One thing I’ve been studying lately: body language. Since I don’t have a lot of natural aptitude for reading people, I’ve had to study and work hard to understand the nonverbal signals people send. The way this type of communication works fascinates me, and it’s important too, since the core of my job is communication with students. For all these reasons, when a friend pointed me to this TED Talk, I dropped everything to watch it.
I explained why I was interested in that video, but are you wondering why I asked you to watch it? It’s because our body language is a key aspect of avoiding violent crime; or, more precisely, it’s a key aspect of violent criminals avoiding us.
Successful criminals have mastered the art of choosing compliant victims. They do this by watching the non-verbal signals people send. Is that potential victim fearful, aware, distracted, alert, clueless, confident…? All of those possibilities exist within every single one of us, every minute of every day.

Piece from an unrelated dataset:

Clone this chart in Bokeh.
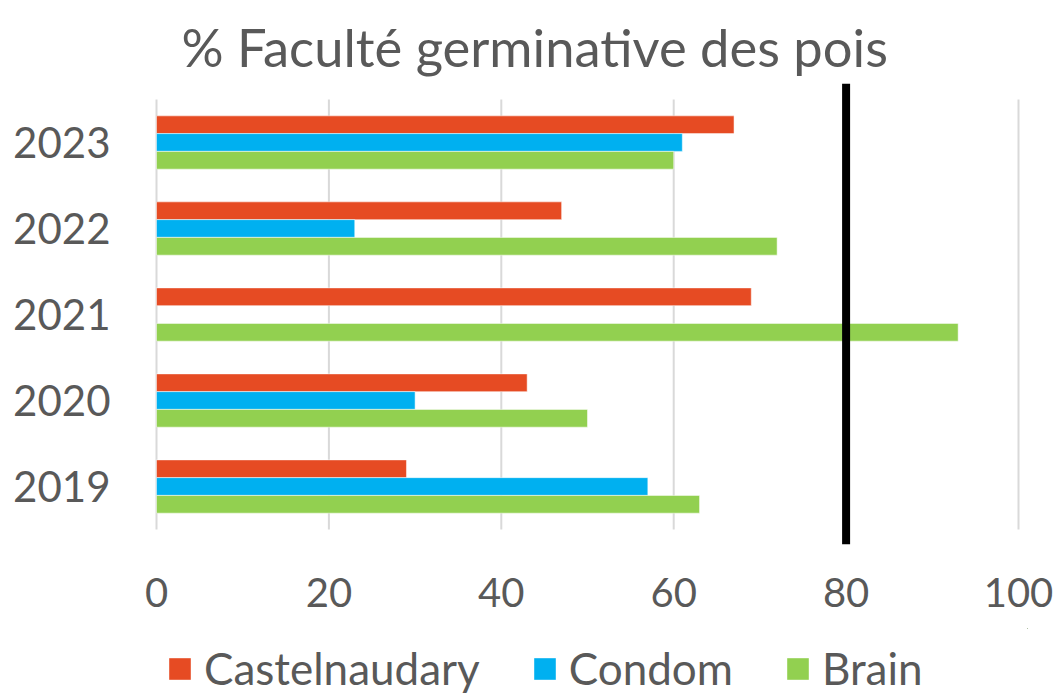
from bokeh.plotting import figure
from bokeh.layouts import column
from bokeh.models import (Range1d, Span, FixedTicker, Legend, LegendItem, ColumnDataSource)
from bokeh.embed import file_html
from bokeh.resources import INLINE

# ---- data ----
years = ["2019", "2020", "2021", "2022", "2023"]
castelnaudary = [29, 43, 69, 47, 67]
condom = [57, 30, None, 23, 61]
brain = [63, 50, 93, 72, 60]
series_names = ["Castelnaudary", "Condom", "Brain"]
x_ticks = [0, 20, 40, 60, 80, 100]
threshold = 80

colors = ["#E64B23", "#00B0F0", "#92D050"]
FONT = "Lato"
TXT = "#595959"

W, H_MAIN, H_LEG = 1056, 628, 67
p = figure(width=W, height=H_MAIN, output_backend="svg", toolbar_location=None,
           x_range=Range1d(-1.044, 101.044), y_range=Range1d(-0.674, 4.686),
           min_border_left=147, min_border_right=W - 1027, min_border_top=83,
           min_border_bottom=H_MAIN - 544)
p.outline_line_color = None
p.xgrid.visible = False
p.ygrid.visible = False

# vertical grid lines (limited to category band)
p.segment(x0=x_ticks, y0=[-0.5] * len(x_ticks), x1=x_ticks, y1=[4.5] * len(x_ticks),
          line_color="#D9D9D9", line_width=2)

bh = 0.2065
offsets = [bh, 0.0, -bh]
sources = []
for vals, off, col in zip([castelnaudary, condom, brain], offsets, colors):
    ys = [i + off for i, v in enumerate(vals) if v is not None]
    xs = [v for v in vals if v is not None]
    src = ColumnDataSource(dict(y=ys, right=xs))
    sources.append(src)
    p.hbar(y="y", left=0, right="right", height=bh, source=src,
           fill_color=col, line_color="white", line_width=1, line_alpha=0.5)

p.add_layout(Span(location=threshold, dimension="height", line_color="black", line_width=8))

# axes
p.xaxis.ticker = FixedTicker(ticks=x_ticks)
p.xaxis.axis_line_color = None
p.xaxis.major_tick_line_color = None
p.xaxis.minor_tick_line_color = None
p.xaxis.major_tick_out = 0
p.xaxis.major_label_standoff = 33
p.xaxis.major_label_text_font = FONT
p.xaxis.major_label_text_font_size = "40px"
p.xaxis.major_label_text_color = TXT

p.yaxis.ticker = FixedTicker(ticks=list(range(len(years))))
p.yaxis.major_label_overrides = {i: y for i, y in enumerate(years)}
p.yaxis.axis_line_color = None
p.yaxis.major_tick_line_color = None
p.yaxis.minor_tick_line_color = None
p.yaxis.major_tick_out = 0
p.yaxis.major_label_standoff = 37
p.yaxis.major_label_text_font = FONT
p.yaxis.major_label_text_font_size = "42px"
p.yaxis.major_label_text_color = TXT

# title
p.title.text = "% Faculté germinative des pois"
p.title.text_font = FONT
p.title.text_font_size = "52.5px"
p.title.text_font_style = "normal"
p.title.text_color = TXT
p.title.align = "left"
p.title.offset = 34
p.title.standoff = 12

# legend strip below the chart (renderers kept out of view; only legend shows)
lg = figure(width=W, height=H_LEG, output_backend="svg", toolbar_location=None,
            title=None, x_axis_location=None, y_axis_location=None, min_border=0,
            x_range=Range1d(-10, -9), y_range=Range1d(-10, -9))
lg.outline_line_color = None
lg.xgrid.visible = False
lg.ygrid.visible = False
leg_renderers = []
for src, col in zip(sources, colors):
    r = lg.hbar(y="y", left=0, right="right", height=bh, source=src,
                fill_color=col, line_color=None)
    leg_renderers.append(r)

legend = Legend(items=[LegendItem(label=n, renderers=[r]) for n, r in zip(series_names, leg_renderers)],
                orientation="horizontal", location=(19, 1),
                glyph_width=27, glyph_height=27, label_height=27, label_standoff=11, spacing=51,
                label_text_font=FONT, label_text_font_size="44px", label_text_color=TXT,
                border_line_color=None, background_fill_alpha=0, padding=0, margin=0)
lg.add_layout(legend, "center")

layout = column(p, lg, spacing=0)
open("out.html", "w").write(file_html(layout, INLINE))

To be clear, I’m not suggesting that you deliberately send dominance or power signals when you’re accosted. Nope. I’m suggesting that you start your day with the exercise the video suggests, and refresh it in private whenever you’re feeling unsure of yourself. As the lecturer says, it’s a small life hack that can help your life unfold in some amazing and unexpected ways. As you become more certain of yourself, more confident in your place in the world, your improved confidence can also help criminals make informed choices about who not to attack.
Plus, we now have an answer to the age-old question: “Why does Wonder Woman stand like that?”

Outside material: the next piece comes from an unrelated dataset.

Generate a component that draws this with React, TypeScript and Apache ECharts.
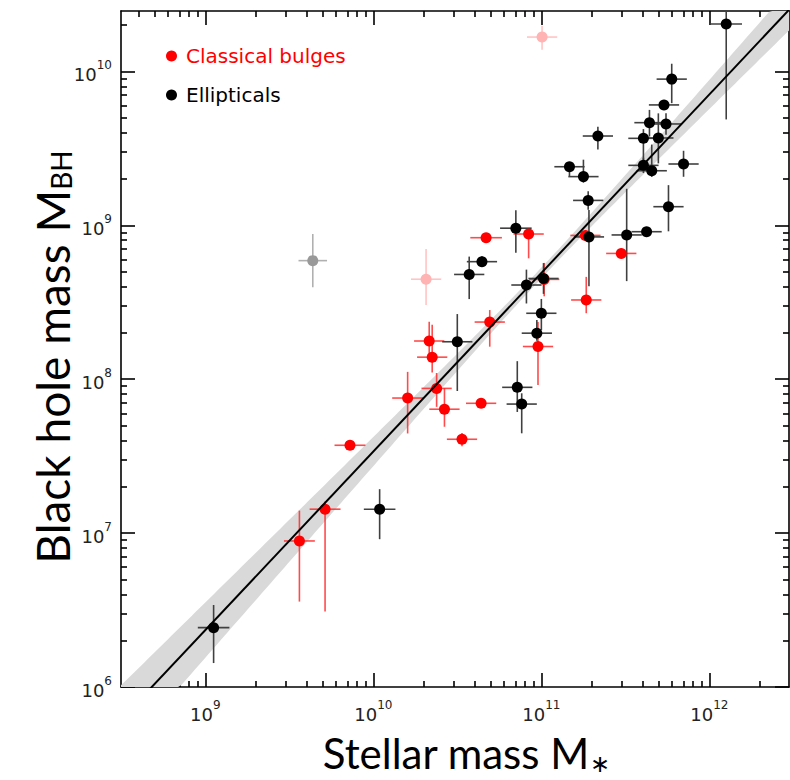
import React, { useEffect, useRef } from "react";
import * as echarts from "echarts";

// ---- axis ranges (log10 units) ----
const X_MIN = 8.498;
const X_MAX = 12.474;
const Y_MIN = 6;
const Y_MAX = 10.392;
const X_LABEL_EXPONENTS = [9, 10, 11, 12];
const Y_LABEL_EXPONENTS = [6, 7, 8, 9, 10];

// ---- fit (Kormendy & Ho 2013) ----
const FIT_NORM = 8.69; // log M_BH at M* = 1e11
const FIT_SLOPE = 1.16;
const FIT_PIVOT = 11;
const BAND_CORE = 0.035; // dex
const BAND_SLOPE_ERR = 0.088; // dex per dex from pivot

// ---- Ellipticals (M*, M_BH in solar masses; errors in dex) ----
const ellMass = [1.26e12, 5.97e11, 5.37e11, 4.4e11, 5.52e11, 2.17e11, 4.05e11, 4.97e11, 1.47e11, 4.05e11, 7.02e11, 1.78e11, 4.54e11, 1.9e11, 5.71e11, 3.22e11, 4.23e11, 1.92e11, 7.05e10, 4.43e10, 3.72e10, 8.15e10, 1.03e11, 1.0e11, 9.4e10, 3.16e10, 7.19e10, 7.64e10, 1.09e10, 1.12e9];
const ellBH = [2.03e10, 8.9e9, 6.05e9, 4.64e9, 4.55e9, 3.8e9, 3.67e9, 3.69e9, 2.4e9, 2.45e9, 2.5e9, 2.07e9, 2.26e9, 1.45e9, 1.32e9, 8.65e8, 9.08e8, 8.4e8, 9.57e8, 5.8e8, 4.79e8, 4.09e8, 4.51e8, 2.68e8, 1.99e8, 1.75e8, 8.85e7, 6.89e7, 1.43e7, 2.43e6];
const ellMassErr = [0.094, 0.09, 0.09, 0.09, 0.09, 0.09, 0.09, 0.09, 0.09, 0.09, 0.09, 0.09, 0.09, 0.09, 0.09, 0.09, 0.09, 0.09, 0.094, 0.09, 0.09, 0.09, 0.09, 0.09, 0.09, 0.09, 0.09, 0.09, 0.094, 0.094];
const ellBHErrLo = [0.62, 0.156, 0.03, 0.09, 0.07, 0.087, 0.16, 0.165, 0.06, 0.05, 0.083, 0.04, 0.04, 0.06, 0.16, 0.3, 0.03, 0.32, 0.16, 0.035, 0.16, 0.12, 0.1, 0.11, 0.05, 0.32, 0.16, 0.19, 0.195, 0.23];
const ellBHErrHi = [0.09, 0.1, 0.03, 0.083, 0.07, 0.06, 0.06, 0.16, 0.03, 0.05, 0.086, 0.11, 0.17, 0.06, 0.14, 0.3, 0.03, 0.175, 0.117, 0.035, 0.116, 0.1, 0.1, 0.093, 0.086, 0.18, 0.17, 0.07, 0.13, 0.147];

// ---- Classical bulges ----
const bulMass = [4.69e10, 8.4e10, 1.83e11, 2.99e11, 1.04e11, 1.85e11, 4.93e10, 9.55e10, 2.15e10, 2.24e10, 2.38e10, 2.65e10, 1.6e10, 4.38e10, 3.37e10, 7.26e9, 5.16e9, 3.63e9];
const bulBH = [8.3e8, 8.77e8, 8.59e8, 6.56e8, 4.45e8, 3.27e8, 2.35e8, 1.63e8, 1.77e8, 1.39e8, 8.71e7, 6.38e7, 7.54e7, 6.97e7, 4.07e7, 3.72e7, 1.43e7, 8.89e6];
const bulMassErr = [0.094, 0.09, 0.09, 0.09, 0.09, 0.09, 0.09, 0.09, 0.09, 0.09, 0.09, 0.09, 0.092, 0.09, 0.09, 0.092, 0.092, 0.092];
const bulBHErrLo = [0.03, 0.158, 0.03, 0.03, 0.11, 0.086, 0.16, 0.25, 0.08, 0.1, 0.12, 0.114, 0.23, 0.03, 0.045, 0.02, 0.665, 0.394];
const bulBHErrHi = [0.03, 0.03, 0.03, 0.03, 0.107, 0.15, 0.078, 0.16, 0.125, 0.21, 0.1, 0.136, 0.17, 0.03, 0.04, 0.02, 0.05, 0.197];

// ---- Excluded (faded) objects ----
const pinkMass = [1.01e11, 2.06e10];
const pinkBH = [1.67e10, 4.46e8];
const pinkMassErr = [0.09, 0.09];
const pinkBHErrLo = [0.083, 0.167];
const pinkBHErrHi = [0.073, 0.197];

const grayMass = [4.36e9];
const grayBH = [5.89e8];
const grayMassErr = [0.085];
const grayBHErrLo = [0.173];
const grayBHErrHi = [0.173];

const RED = "#ff0000";
const RED_BAR = "rgba(255,30,30,0.8)";
const BLACK = "#000000";
const BLACK_BAR = "#404040";
const PINK = "#ffb3b3";
const PINK_BAR = "#ffc4c4";
const GRAY = "#999999";
const GRAY_BAR = "#b0b0b0";

const TICK_FONT = "DejaVu Sans";
const TITLE_FONT = "Lato";

function build(mass: number[], bh: number[], xe: number[], ylo: number[], yhi: number[]) {
  return mass.map((m, i) => [Math.log10(m), Math.log10(bh[i]), xe[i], ylo[i], yhi[i]]);
}

function minorTicks(lo: number, hi: number) {
  const out: number[] = [];
  for (let n = Math.floor(lo); n <= Math.ceil(hi); n++) {
    for (let k = 2; k <= 9; k++) {
      const v = n + Math.log10(k);
      if (v > lo && v < hi) out.push(v);
    }
  }
  return out;
}

function errorBarSeries(name: string, data: number[][], color: string) {
  return {
    type: "custom",
    name,
    xAxisIndex: 0,
    yAxisIndex: 0,
    clip: true,
    silent: true,
    encode: { x: 0, y: 1 },
    data,
    renderItem: (_p: any, api: any) => {
      const x = api.value(0);
      const y = api.value(1);
      const xe = api.value(2);
      const lo = api.value(3);
      const hi = api.value(4);
      const l = api.coord([x - xe, y]);
      const r = api.coord([x + xe, y]);
      const t = api.coord([x, y + hi]);
      const b = api.coord([x, y - lo]);
      return {
        type: "group",
        children: [
          { type: "line", shape: { x1: l[0], y1: l[1], x2: r[0], y2: r[1] }, style: { stroke: color, lineWidth: 1.6 } },
          { type: "line", shape: { x1: t[0], y1: t[1], x2: b[0], y2: b[1] }, style: { stroke: color, lineWidth: 1.6 } },
        ],
      };
    },
  };
}

function dotSeries(name: string, data: number[][], color: string) {
  return {
    type: "scatter",
    name,
    xAxisIndex: 0,
    yAxisIndex: 0,
    symbol: "circle",
    symbolSize: 11,
    itemStyle: { color, opacity: 1 },
    silent: true,
    data: data.map((d) => [d[0], d[1]]),
  };
}

const fmt = (v: number) => `{b|10}{s|${Math.round(v)}}`;
const labelRich = {
  b: { fontFamily: TICK_FONT, fontSize: 18, color: "#222", verticalAlign: "bottom", lineHeight: 24 },
  s: { fontFamily: TICK_FONT, fontSize: 12, color: "#222", verticalAlign: "top", lineHeight: 15 },
};

export default function App() {
  const ref = useRef<HTMLDivElement>(null);
  useEffect(() => {
    document.body.style.margin = "0";
    if (!ref.current) return;
    const chart = echarts.init(ref.current, undefined, { renderer: "svg" });

    const ell = build(ellMass, ellBH, ellMassErr, ellBHErrLo, ellBHErrHi);
    const bul = build(bulMass, bulBH, bulMassErr, bulBHErrLo, bulBHErrHi);
    const pink = build(pinkMass, pinkBH, pinkMassErr, pinkBHErrLo, pinkBHErrHi);
    const gray = build(grayMass, grayBH, grayMassErr, grayBHErrLo, grayBHErrHi);

    const fit = (x: number) => FIT_NORM + FIT_SLOPE * (x - FIT_PIVOT);
    const halfWidth = (x: number) => Math.sqrt(BAND_CORE * BAND_CORE + Math.pow(BAND_SLOPE_ERR * (x - FIT_PIVOT), 2));

    const xMinor = minorTicks(X_MIN, X_MAX);
    const yMinor = minorTicks(Y_MIN, Y_MAX);

    const axisLineStyle = { color: "#000", width: 1.6 };
    const baseX = { type: "value", min: X_MIN, max: X_MAX, splitLine: { show: false } };
    const baseY = { type: "value", min: Y_MIN, max: Y_MAX, splitLine: { show: false } };

    const option: any = {
      animation: false,
      backgroundColor: "#ffffff",
      grid: { left: 121, top: 11, width: 668, height: 676, containLabel: false },
      xAxis: [
        {
          ...baseX,
          position: "bottom",
          axisLine: { show: true, onZero: false, lineStyle: axisLineStyle },
          axisTick: { show: true, inside: true, length: 14, customValues: X_LABEL_EXPONENTS, lineStyle: axisLineStyle },
          axisLabel: { show: true, customValues: X_LABEL_EXPONENTS, formatter: fmt, rich: labelRich, margin: 12 },
        },
        {
          ...baseX,
          position: "bottom",
          axisLine: { show: false, onZero: false },
          axisTick: { show: true, inside: true, length: 6, customValues: xMinor, lineStyle: axisLineStyle },
          axisLabel: { show: false },
        },
        {
          ...baseX,
          position: "top",
          axisLine: { show: true, onZero: false, lineStyle: axisLineStyle },
          axisTick: { show: true, inside: true, length: 14, customValues: X_LABEL_EXPONENTS, lineStyle: axisLineStyle },
          axisLabel: { show: false },
        },
        {
          ...baseX,
          position: "top",
          axisLine: { show: false, onZero: false },
          axisTick: { show: true, inside: true, length: 6, customValues: xMinor, lineStyle: axisLineStyle },
          axisLabel: { show: false },
        },
      ],
      yAxis: [
        {
          ...baseY,
          position: "left",
          axisLine: { show: true, onZero: false, lineStyle: axisLineStyle },
          axisTick: { show: true, inside: true, length: 14, customValues: Y_LABEL_EXPONENTS, lineStyle: axisLineStyle },
          axisLabel: { show: true, customValues: Y_LABEL_EXPONENTS, formatter: fmt, rich: labelRich, margin: 9 },
        },
        {
          ...baseY,
          position: "left",
          axisLine: { show: false, onZero: false },
          axisTick: { show: true, inside: true, length: 6, customValues: yMinor, lineStyle: axisLineStyle },
          axisLabel: { show: false },
        },
        {
          ...baseY,
          position: "right",
          axisLine: { show: true, onZero: false, lineStyle: axisLineStyle },
          axisTick: { show: true, inside: true, length: 14, customValues: Y_LABEL_EXPONENTS, lineStyle: axisLineStyle },
          axisLabel: { show: false },
        },
        {
          ...baseY,
          position: "right",
          axisLine: { show: false, onZero: false },
          axisTick: { show: true, inside: true, length: 6, customValues: yMinor, lineStyle: axisLineStyle },
          axisLabel: { show: false },
        },
      ],
      legend: {
        orient: "vertical",
        left: 161,
        top: 41,
        itemGap: 19,
        itemWidth: 11,
        itemHeight: 11,
        icon: "circle",
        selectedMode: false,
        data: [
          { name: "Classical bulges", textStyle: { color: RED } },
          { name: "Ellipticals", textStyle: { color: BLACK } },
        ],
        textStyle: { fontFamily: TICK_FONT, fontSize: 20, padding: [0, 0, 0, 4] },
      },
      graphic: [
        {
          type: "text",
          x: 466,
          y: 754,
          style: {
            text: "{m|Stellar mass M}{s|∗}",
            textAlign: "center",
            textVerticalAlign: "middle",
            rich: {
              m: { fontFamily: TITLE_FONT, fontSize: 42, fill: "#000", verticalAlign: "bottom", lineHeight: 40 },
              s: { fontFamily: TITLE_FONT, fontSize: 24, fill: "#000", verticalAlign: "bottom", lineHeight: 30 },
            },
          },
        },
        {
          type: "text",
          x: 50,
          y: 357,
          rotation: Math.PI / 2,
          style: {
            text: "{m|Black hole mass M}{s|BH}",
            textAlign: "center",
            textVerticalAlign: "middle",
            rich: {
              m: { fontFamily: TITLE_FONT, fontSize: 46, fill: "#000", verticalAlign: "bottom", lineHeight: 50 },
              s: { fontFamily: TITLE_FONT, fontSize: 28, fill: "#000", verticalAlign: "bottom", lineHeight: 44 },
            },
          },
        },
      ],
      series: [
        {
          type: "custom",
          name: "scatter band",
          xAxisIndex: 0,
          yAxisIndex: 0,
          silent: true,
          data: [[X_MIN, Y_MIN]],
          encode: { x: 0, y: 1 },
          renderItem: (_p: any, api: any) => {
            const upper: number[][] = [];
            const lower: number[][] = [];
            const steps = 200;
            for (let i = 0; i <= steps; i++) {
              const x = X_MIN + ((X_MAX - X_MIN) * i) / steps;
              const f = fit(x);
              const w = halfWidth(x);
              const hi = Math.min(Math.max(f + w, Y_MIN), Y_MAX);
              const lo = Math.min(Math.max(f - w, Y_MIN), Y_MAX);
              upper.push(api.coord([x, hi]));
              lower.push(api.coord([x, lo]));
            }
            return {
              type: "polygon",
              shape: { points: upper.concat(lower.reverse()) },
              style: { fill: "#d9d9d9", stroke: "none" },
            };
          },
        },
        {
          type: "line",
          name: "fit",
          xAxisIndex: 0,
          yAxisIndex: 0,
          showSymbol: false,
          symbol: "none",
          clip: true,
          silent: true,
          lineStyle: { color: "#000", width: 2 },
          data: [
            [X_MIN, fit(X_MIN)],
            [X_MAX, fit(X_MAX)],
          ],
        },
        errorBarSeries("gray bars", gray, GRAY_BAR),
        dotSeries("gray", gray, GRAY),
        errorBarSeries("pink bars", pink, PINK_BAR),
        dotSeries("pink", pink, PINK),
        errorBarSeries("bulge bars", bul, RED_BAR),
        dotSeries("Classical bulges", bul, RED),
        errorBarSeries("elliptical bars", ell, BLACK_BAR),
        dotSeries("Ellipticals", ell, BLACK),
      ],
    };

    chart.setOption(option);
    return () => chart.dispose();
  }, []);

  return <div ref={ref} style={{ width: 790, height: 780 }} />;
}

This is 100% true. When I was full of guilt and shame and fear and totally lost, I only knew 2 things…I can’t live like this and my kids need a mommy, so I literally faked it everyday. I got up, showered, smiled and played with my kids and then would cry at night, but eventually I got up, showered, played with my kids and didn’t cry. And then one day I was the happy person I was before I was mugged. I wasn’t faking it anymore.
I was weak and I needed to be strong, so I faked it. I showed up to classes I was terrified to take, I acted confidently, I said I was things I didn’t feel until one day I not only felt them, I was them.

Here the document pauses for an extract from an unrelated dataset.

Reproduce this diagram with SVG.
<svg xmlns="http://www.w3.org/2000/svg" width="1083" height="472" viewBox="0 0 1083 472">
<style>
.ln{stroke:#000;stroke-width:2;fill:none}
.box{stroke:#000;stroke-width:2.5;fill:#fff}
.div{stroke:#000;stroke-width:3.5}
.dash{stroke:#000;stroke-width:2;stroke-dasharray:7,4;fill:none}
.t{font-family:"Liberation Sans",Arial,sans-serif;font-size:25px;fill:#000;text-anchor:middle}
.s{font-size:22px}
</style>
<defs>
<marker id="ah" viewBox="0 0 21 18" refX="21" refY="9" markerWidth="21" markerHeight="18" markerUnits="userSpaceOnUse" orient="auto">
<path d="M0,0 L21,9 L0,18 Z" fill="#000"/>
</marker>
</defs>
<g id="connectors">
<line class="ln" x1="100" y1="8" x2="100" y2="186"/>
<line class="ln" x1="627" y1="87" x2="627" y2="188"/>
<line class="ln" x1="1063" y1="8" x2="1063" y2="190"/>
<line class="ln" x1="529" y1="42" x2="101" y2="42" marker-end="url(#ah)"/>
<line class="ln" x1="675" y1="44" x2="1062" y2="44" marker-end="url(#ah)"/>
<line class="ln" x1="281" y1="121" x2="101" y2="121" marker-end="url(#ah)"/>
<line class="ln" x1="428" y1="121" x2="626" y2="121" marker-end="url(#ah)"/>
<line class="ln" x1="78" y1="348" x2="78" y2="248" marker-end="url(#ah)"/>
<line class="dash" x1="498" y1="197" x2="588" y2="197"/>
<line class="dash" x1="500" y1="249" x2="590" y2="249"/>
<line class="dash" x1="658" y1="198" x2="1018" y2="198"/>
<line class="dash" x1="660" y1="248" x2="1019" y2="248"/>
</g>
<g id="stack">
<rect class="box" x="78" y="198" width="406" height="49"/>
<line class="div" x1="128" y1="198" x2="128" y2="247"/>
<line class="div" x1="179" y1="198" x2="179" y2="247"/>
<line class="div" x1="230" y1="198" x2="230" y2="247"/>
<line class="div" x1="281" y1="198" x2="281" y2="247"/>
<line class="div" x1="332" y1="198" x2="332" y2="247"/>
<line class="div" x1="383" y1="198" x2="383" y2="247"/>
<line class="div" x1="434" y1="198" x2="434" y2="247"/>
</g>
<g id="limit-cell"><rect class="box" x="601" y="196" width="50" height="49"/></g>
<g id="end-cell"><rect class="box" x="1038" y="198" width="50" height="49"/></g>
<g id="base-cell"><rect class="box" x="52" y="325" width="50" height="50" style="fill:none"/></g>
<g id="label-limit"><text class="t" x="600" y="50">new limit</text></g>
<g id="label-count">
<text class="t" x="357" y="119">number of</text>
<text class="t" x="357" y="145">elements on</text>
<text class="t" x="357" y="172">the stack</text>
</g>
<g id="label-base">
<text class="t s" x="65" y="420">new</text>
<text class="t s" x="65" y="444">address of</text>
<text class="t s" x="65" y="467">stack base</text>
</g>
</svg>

It is a lot like practice makes perfect, but it is more than that because some can practice firearms training or golf, of study like mad and be quite good, but if they don’t believe it, it has little benefit to them. They can be at the top of their field and still feel worthless, empty, lost, broken. It’s the faking it until you make it, until you believe it that is key.
That’s how I got through the military! I’m not, and don’t enjoy being, a “leader.” So for five years or so I had to pretend I was. Now I do the same thing again… pretending to be confident and happy for my son’s sake while my husband is deployed.
Good for you for making it through! I couldn’t imagine having to deal with that nightmare.
Paying attention to these signals can also help read others. This is particulary important to instructors, as it helps evaluate how students are processing information. In particular, on the firing line, it can help you find a student that needs support before the need leads to a safety violation.
In a verbal confrontation it can help read the other person and assist in deescalating the situation, or at least avoiding escalation to the point where use of force is necessary. Note that while professional criminals may be adept at putting on a front, other people you get crosswise with (say the other driver in a fenderbender) are often easier to read.
So appropriate for any situation. Love this video and the message!